Major Types of Electrolyzers
The three dominant commercial technologies for water electrolysis are differentiated primarily by the type of electrolyte and the operating temperature.
Alkaline Electrolyzer (AEL)
AEL is the most mature technology, used in industrial applications for over a century. AELs use a liquid solution, typically potassium hydroxide (\(\text{KOH}\)) or sodium hydroxide (\(\text{NaOH}\)), as the electrolyte, operating at moderate temperatures (60°C to 90°C). These systems have relatively low manufacturing costs and long operational lifespans, but they are often bulky and respond slowly to fluctuations in renewable power input.

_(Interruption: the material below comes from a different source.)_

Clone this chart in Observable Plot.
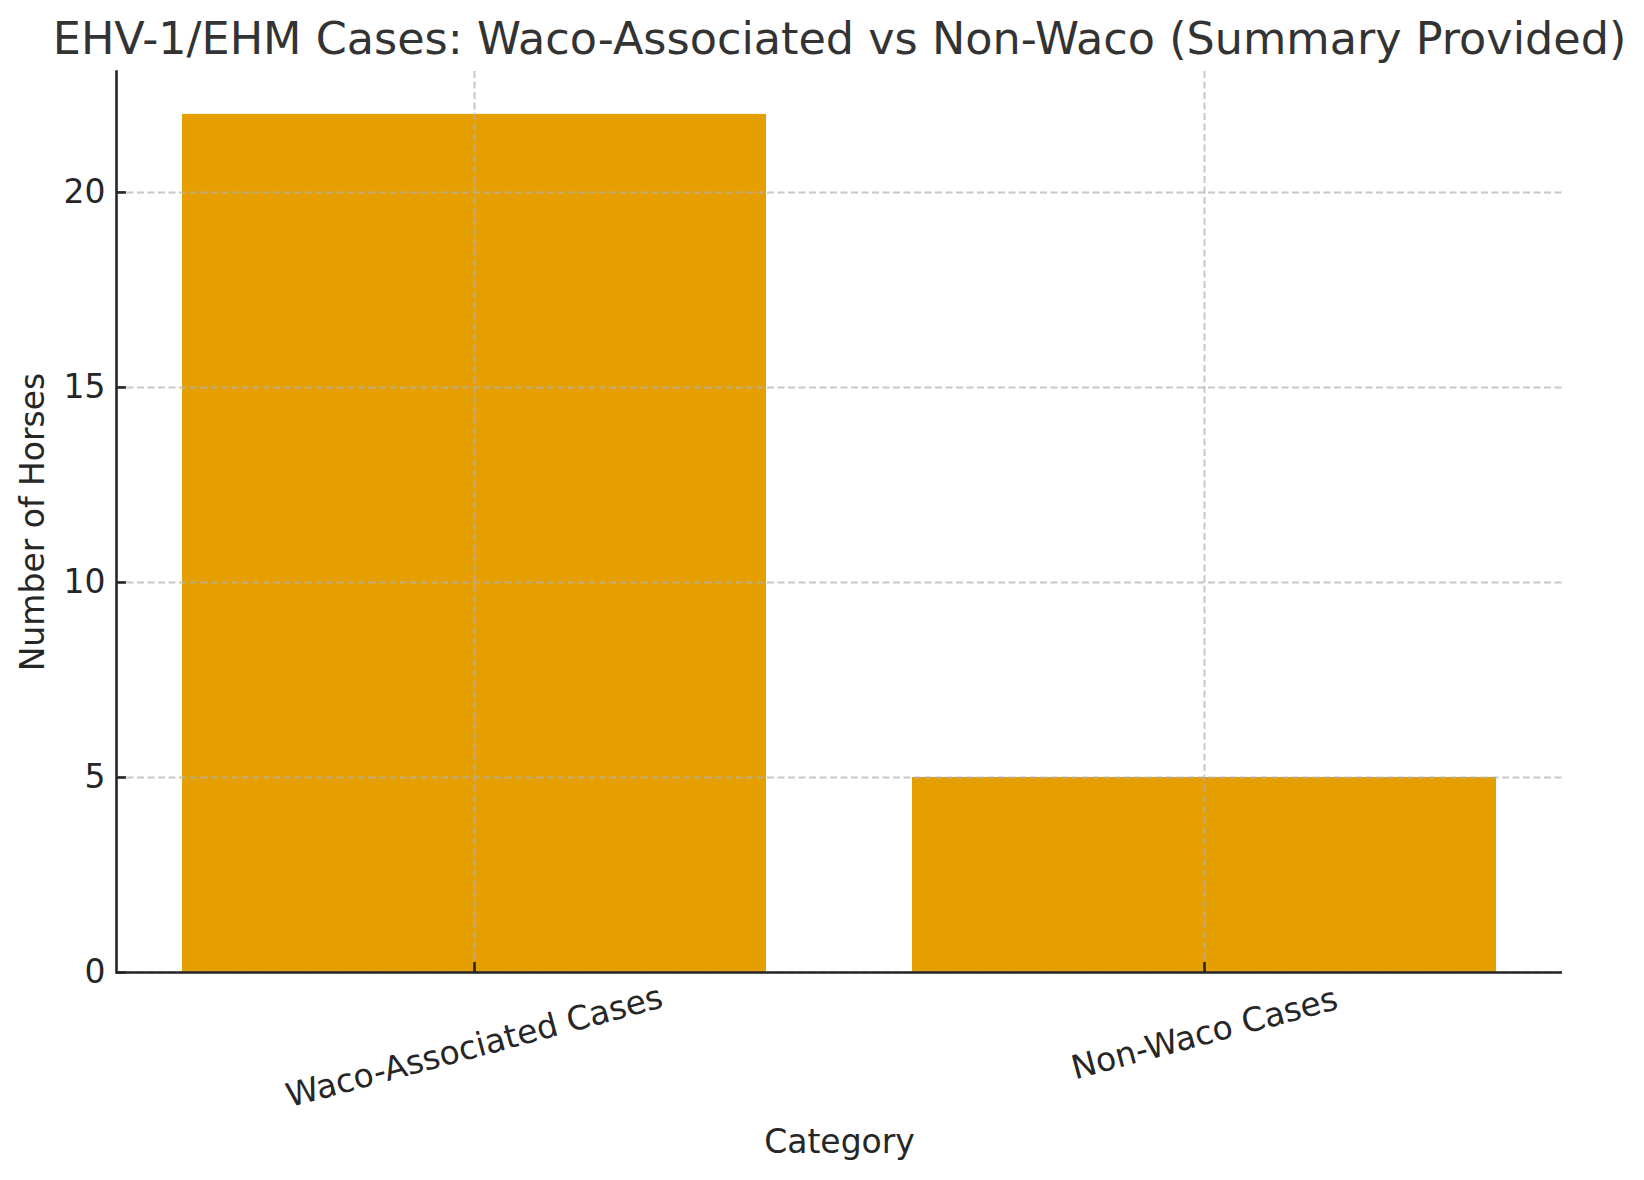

Proton Exchange Membrane (PEM) Electrolyzer
PEM is a more advanced technology that uses a solid polymer membrane to conduct positively charged hydrogen ions (protons) from the anode to the cathode. PEM systems operate at lower temperatures (50°C to 80°C) and are valued for their compact design and ability to respond rapidly to variable renewable energy output. However, the acidic membrane environment requires expensive noble metals, such as platinum and iridium, as catalysts, leading to a higher initial system cost.
Solid Oxide Electrolyzer Cell (SOEC)
SOEC is a high-temperature approach utilizing a solid ceramic material as the electrolyte. SOECs operate at extremely high temperatures, typically ranging from 500°C to 1000°C. The elevated temperature allows the system to incorporate heat energy into the splitting process, potentially resulting in the highest overall efficiency and requiring less electrical energy. This design is well-suited for industrial settings where a source of waste heat is available, though high temperatures challenge material durability.